Abstract:

The equilibrium geometries, thermochemistry, and vibrational frequencies of the homoleptic metal−carbonyls of the group 4 elements, M(CO)_n (M = Ti, Zr, Hf; n = 7, 6, 5, 4) were predicted using density functional theory. Analogous M(CO)_n structures were found for all three metals. The global minima for the 18-electron M(CO)₇ molecules are all singlet C_3v capped octahedra. The global minima for the 16-electron M(CO)₆ species are triplet M(CO)₆ structures distorted from O_h symmetry to D_3d symmetry. However, the corresponding singlet M(CO)₆ structures lie within 5 kcal/mol of the triplet global minima. The global minima for M(CO)_n (n = 5, 4) are triplet structures derived from the D_3d distorted octahedral structures of M(CO)₆ by removal of one or two CO groups, respectively.
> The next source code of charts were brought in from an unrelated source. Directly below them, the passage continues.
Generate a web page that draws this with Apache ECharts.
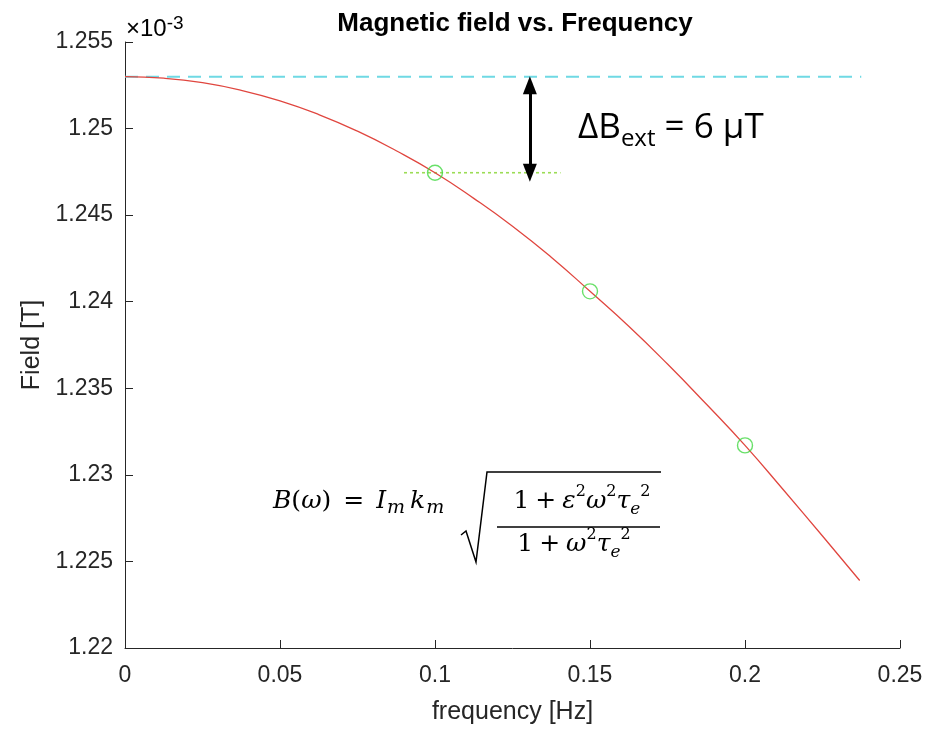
<!DOCTYPE html>
<html><head><meta charset="utf-8">
<script src="https://cdn.jsdelivr.net/npm/echarts@6/dist/echarts.min.js"></script>
<style>html,body{margin:0;padding:0;background:#fff;overflow:hidden}#c{width:935px;height:730px}</style>
</head><body><div id="c"></div>
<script>
// ---- data (field in units of 1e-3 T) ----
const curveFreq  = [0, 0.0125, 0.025, 0.0375, 0.05, 0.0625, 0.075, 0.0875, 0.1, 0.1125, 0.125, 0.1375, 0.15, 0.1625, 0.175, 0.1875, 0.2, 0.2125, 0.225, 0.237];
const curveField = [1.25300, 1.25291, 1.25265, 1.25221, 1.25160, 1.25081, 1.24985, 1.24872, 1.24745, 1.24597, 1.24436, 1.24257, 1.24060, 1.23858, 1.23640, 1.23409, 1.23170, 1.22911, 1.22647, 1.22390];
const sampleFreq  = [0.1, 0.15, 0.2];
const sampleField = [1.24745, 1.2406, 1.2317];
const refLevel = 1.253;          // cyan dashed level
const refLineX = [0, 0.2375];
const dotLineX = [0.09, 0.1405]; // green dotted line at first sample level
const arrowX = 0.1306;
const arrowEnds = [1.2525, 1.24745];
const xTickLabels = ['0', '0.05', '0.1', '0.15', '0.2', '0.25'];
const yTickLabels = ['1.22', '1.225', '1.23', '1.235', '1.24', '1.245', '1.25', '1.255'];

const chart = echarts.init(document.getElementById('c'), null, {renderer: 'canvas', width: 935, height: 730});
const axisCol = '#262626';
const sans = '"Liberation Sans", Arial, sans-serif';
const serif = '"DejaVu Serif", "Liberation Serif", serif';

const mainF = {fontFamily: serif, fontSize: 25, fontStyle: 'italic', lineHeight: 34, color: '#000'};
const romF  = {fontFamily: serif, fontSize: 25, lineHeight: 34, color: '#000'};
const opF   = {fontFamily: serif, fontSize: 25, lineHeight: 34, color: '#000', padding: [0, 6, 0, 6]};
const eqF   = {fontFamily: serif, fontSize: 25, lineHeight: 34, color: '#000', padding: [0, 12, 0, 12]};
const supF  = {fontFamily: serif, fontSize: 16, lineHeight: 20, verticalAlign: 'top', color: '#000'};
const subF  = {fontFamily: serif, fontSize: 17, fontStyle: 'italic', lineHeight: 16, verticalAlign: 'bottom', color: '#000'};
const subM  = {fontFamily: serif, fontSize: 19, fontStyle: 'italic', lineHeight: 16, verticalAlign: 'bottom', color: '#000', padding: [0, 5, 0, 1]};
const richF = {i: mainF, r: romF, o: opF, q: eqF, sup: supF, sub: subF, sm: subM};

chart.setOption({
  animation: false,
  title: {
    text: 'Magnetic field vs. Frequency', left: 510, top: 6, textAlign: 'center',
    textStyle: {fontFamily: sans, fontSize: 26, fontWeight: 'bold', color: '#000'}
  },
  grid: {left: 125, width: 775, top: 42, height: 612},
  xAxis: {
    type: 'value', min: 0, max: 0.25, interval: 0.05,
    name: 'frequency [Hz]', nameLocation: 'middle', nameGap: 52,
    nameTextStyle: {fontFamily: sans, fontSize: 25, color: axisCol},
    axisLine: {lineStyle: {color: axisCol, width: 1}},
    axisTick: {inside: true, length: 8, lineStyle: {color: axisCol}},
    axisLabel: {fontFamily: sans, fontSize: 23, color: axisCol, margin: 16,
      formatter: v => xTickLabels[Math.round(v / 0.05)]},
    splitLine: {show: false}
  },
  yAxis: {
    type: 'value', min: 1.22, max: 1.255, interval: 0.005,
    name: 'Field [T]', nameLocation: 'middle', nameGap: 80, nameRotate: 90,
    nameTextStyle: {fontFamily: sans, fontSize: 25, color: axisCol},
    axisLine: {show: true, lineStyle: {color: axisCol, width: 1}},
    axisTick: {show: true, inside: true, length: 8, lineStyle: {color: axisCol}},
    axisLabel: {fontFamily: sans, fontSize: 23, color: axisCol, margin: 12,
      formatter: v => yTickLabels[Math.round((v - 1.22) / 0.005)]},
    splitLine: {show: false}
  },
  series: [
    {
      type: 'line', data: refLineX.map(x => [x, refLevel]), symbol: 'none',
      lineStyle: {color: '#6fd9e4', width: 2, type: [13, 8]}, silent: true, z: 1
    },
    {
      type: 'line', data: curveFreq.map((f, i) => [f, curveField[i]]), symbol: 'none', smooth: true,
      lineStyle: {color: '#e0463f', width: 1.3}, z: 3
    },
    {
      type: 'line', data: dotLineX.map(x => [x, sampleField[0]]), symbol: 'none',
      lineStyle: {color: '#9bdc55', width: 1.6, type: [3, 3]}, z: 2
    },
    {
      type: 'scatter', data: sampleFreq.map((f, i) => [f, sampleField[i]]), symbol: 'circle', symbolSize: 15,
      itemStyle: {color: 'rgba(0,0,0,0)', borderColor: '#44d844', borderWidth: 1.4}, z: 4
    },
    {
      type: 'line', data: [], symbol: 'none',
      markLine: {
        silent: true, symbol: ['triangle', 'triangle'], symbolSize: [14, 18],
        label: {show: false},
        lineStyle: {color: '#000', width: 3, type: 'solid'},
        data: [[{coord: [arrowX, arrowEnds[0]]}, {coord: [arrowX, arrowEnds[1]]}]]
      }
    }
  ],
  graphic: [
    // ×10^-3 multiplier
    {type: 'text', x: 126, y: 29, style: {
      text: '{a|×10}{s|-3}', verticalAlign: 'middle', align: 'left',
      rich: {a: {fontFamily: sans, fontSize: 24, color: axisCol, lineHeight: 30},
             s: {fontFamily: sans, fontSize: 19, color: axisCol, lineHeight: 20, verticalAlign: 'top'}}
    }},
    // ΔB_ext = 6 μT
    {type: 'text', x: 578, y: 128, style: {
      text: '{a|ΔB}{s|ext}{a| = 6 μT}', verticalAlign: 'middle', align: 'left',
      rich: {a: {fontFamily: '"Open Sans", Lato, sans-serif', fontSize: 35, color: '#000', lineHeight: 46},
             s: {fontFamily: '"Open Sans", Lato, sans-serif', fontSize: 24, color: '#000', lineHeight: 20, verticalAlign: 'bottom'}}
    }},
    // formula left part
    {type: 'text', x: 273, y: 501, style: {
      text: '{i|B}{r|(}{i|ω}{r|)}{q|=}{i|I}{sm|m}{i|k}{sm|m}', verticalAlign: 'middle', align: 'left', rich: richF
    }},
    // numerator
    {type: 'text', x: 582, y: 501, style: {
      text: '{r|1}{o|+}{i|ε}{sup|2}{i|ω}{sup|2}{i|τ}{sub|e}{sup|2}', verticalAlign: 'middle', align: 'center', rich: richF
    }},
    // denominator
    {type: 'text', x: 574, y: 544, style: {
      text: '{r|1}{o|+}{i|ω}{sup|2}{i|τ}{sub|e}{sup|2}', verticalAlign: 'middle', align: 'center', rich: richF
    }},
    // fraction bar
    {type: 'line', shape: {x1: 497, y1: 527, x2: 660, y2: 527}, style: {stroke: '#000', lineWidth: 1.5}},
    // radical
    {type: 'polyline', shape: {points: [[461, 535], [466, 531], [476, 562], [487, 472], [661, 472]]},
      style: {stroke: '#000', lineWidth: 1.5, fill: null}}
  ]
});
</script>
</body></html>
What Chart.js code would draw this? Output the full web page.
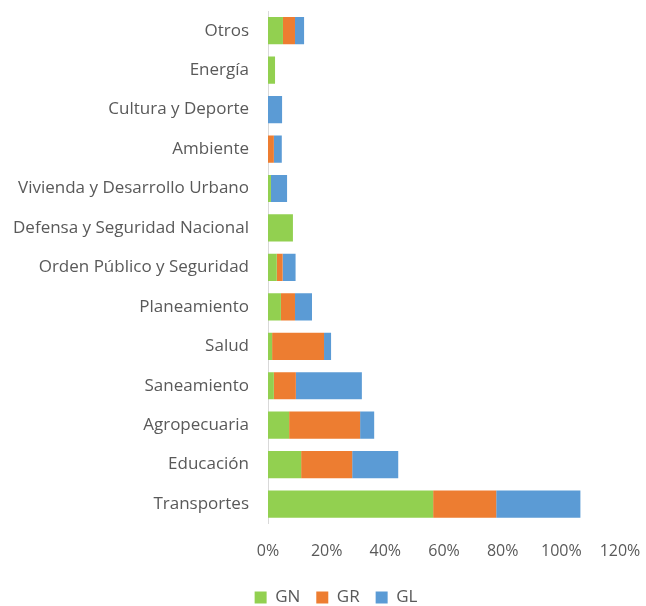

Quintet D_3h trigonal bipyramidal structures for M(CO)₅ and singlet T_d tetrahedral structures for M(CO)₄ are also found, as well as higher energy structures for M(CO)₆ and M(CO)₇ containing a unique CO group bonded to the metal atom through both M−C and M−O bonds. The dissociation energies M(CO)₇ → M(CO)₆ + CO are substantial, indicating no fundamental problem in bonding seven CO groups to a single metal atom.